Quote every line below exactly as it reads.

DATASET CONTENT:

• • •

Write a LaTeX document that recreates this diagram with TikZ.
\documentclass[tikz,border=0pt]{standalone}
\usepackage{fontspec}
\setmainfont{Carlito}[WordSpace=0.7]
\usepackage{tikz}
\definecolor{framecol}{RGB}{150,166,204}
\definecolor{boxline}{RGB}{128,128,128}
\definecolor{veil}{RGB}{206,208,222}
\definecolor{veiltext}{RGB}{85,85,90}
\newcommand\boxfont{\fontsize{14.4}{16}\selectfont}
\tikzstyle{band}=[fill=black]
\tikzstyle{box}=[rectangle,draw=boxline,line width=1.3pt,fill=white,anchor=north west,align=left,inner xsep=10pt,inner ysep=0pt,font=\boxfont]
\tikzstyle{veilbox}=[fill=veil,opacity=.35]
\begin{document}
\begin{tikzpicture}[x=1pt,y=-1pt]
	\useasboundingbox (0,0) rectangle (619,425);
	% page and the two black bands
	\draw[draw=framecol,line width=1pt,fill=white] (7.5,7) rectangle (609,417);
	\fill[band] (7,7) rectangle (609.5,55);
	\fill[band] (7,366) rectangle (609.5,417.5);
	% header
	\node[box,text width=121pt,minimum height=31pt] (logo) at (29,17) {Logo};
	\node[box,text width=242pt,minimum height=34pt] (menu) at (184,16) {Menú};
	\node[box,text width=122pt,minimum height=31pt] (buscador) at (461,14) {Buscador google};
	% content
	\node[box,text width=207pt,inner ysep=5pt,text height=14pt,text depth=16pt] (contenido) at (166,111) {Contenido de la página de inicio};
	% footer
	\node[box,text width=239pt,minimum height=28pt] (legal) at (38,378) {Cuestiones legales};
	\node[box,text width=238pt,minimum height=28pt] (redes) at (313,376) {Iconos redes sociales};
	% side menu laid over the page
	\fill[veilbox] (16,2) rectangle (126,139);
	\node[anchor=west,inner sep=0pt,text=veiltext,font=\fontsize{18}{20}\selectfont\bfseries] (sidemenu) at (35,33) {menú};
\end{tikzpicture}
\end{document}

• • •

EXERCISE SOLUTION:
Write a LaTeX document that recreates this diagram with TikZ.
\documentclass[tikz,border=0pt]{standalone}
\usepackage{fontspec}
\setmainfont{Carlito}[WordSpace=0.7]
\usepackage{tikz}
\definecolor{framecol}{RGB}{150,166,204}
\definecolor{boxline}{RGB}{128,128,128}
\definecolor{veil}{RGB}{206,208,222}
\definecolor{veiltext}{RGB}{85,85,90}
\newcommand\boxfont{\fontsize{14.4}{16}\selectfont}
\tikzstyle{band}=[fill=black]
\tikzstyle{box}=[rectangle,draw=boxline,line width=1.3pt,fill=white,anchor=north west,align=left,inner xsep=10pt,inner ysep=0pt,font=\boxfont]
\tikzstyle{veilbox}=[fill=veil,opacity=.35]
\begin{document}
\begin{tikzpicture}[x=1pt,y=-1pt]
	\useasboundingbox (0,0) rectangle (619,425);
	% page and the two black bands
	\draw[draw=framecol,line width=1pt,fill=white] (7.5,7) rectangle (609,417);
	\fill[band] (7,7) rectangle (609.5,55);
	\fill[band] (7,366) rectangle (609.5,417.5);
	% header
	\node[box,text width=121pt,minimum height=31pt] (logo) at (29,17) {Logo};
	\node[box,text width=242pt,minimum height=34pt] (menu) at (184,16) {Menú};
	\node[box,text width=122pt,minimum height=31pt] (buscador) at (461,14) {Buscador google};
	% content
	\node[box,text width=207pt,inner ysep=5pt,text height=14pt,text depth=16pt] (contenido) at (166,111) {Contenido de la página de inicio};
	% footer
	\node[box,text width=239pt,minimum height=28pt] (legal) at (38,378) {Cuestiones legales};
	\node[box,text width=238pt,minimum height=28pt] (redes) at (313,376) {Iconos redes sociales};
	% side menu laid over the page
	\fill[veilbox] (16,2) rectangle (126,139);
	\node[anchor=west,inner sep=0pt,text=veiltext,font=\fontsize{18}{20}\selectfont\bfseries] (sidemenu) at (35,33) {menú};
\end{tikzpicture}
\end{document}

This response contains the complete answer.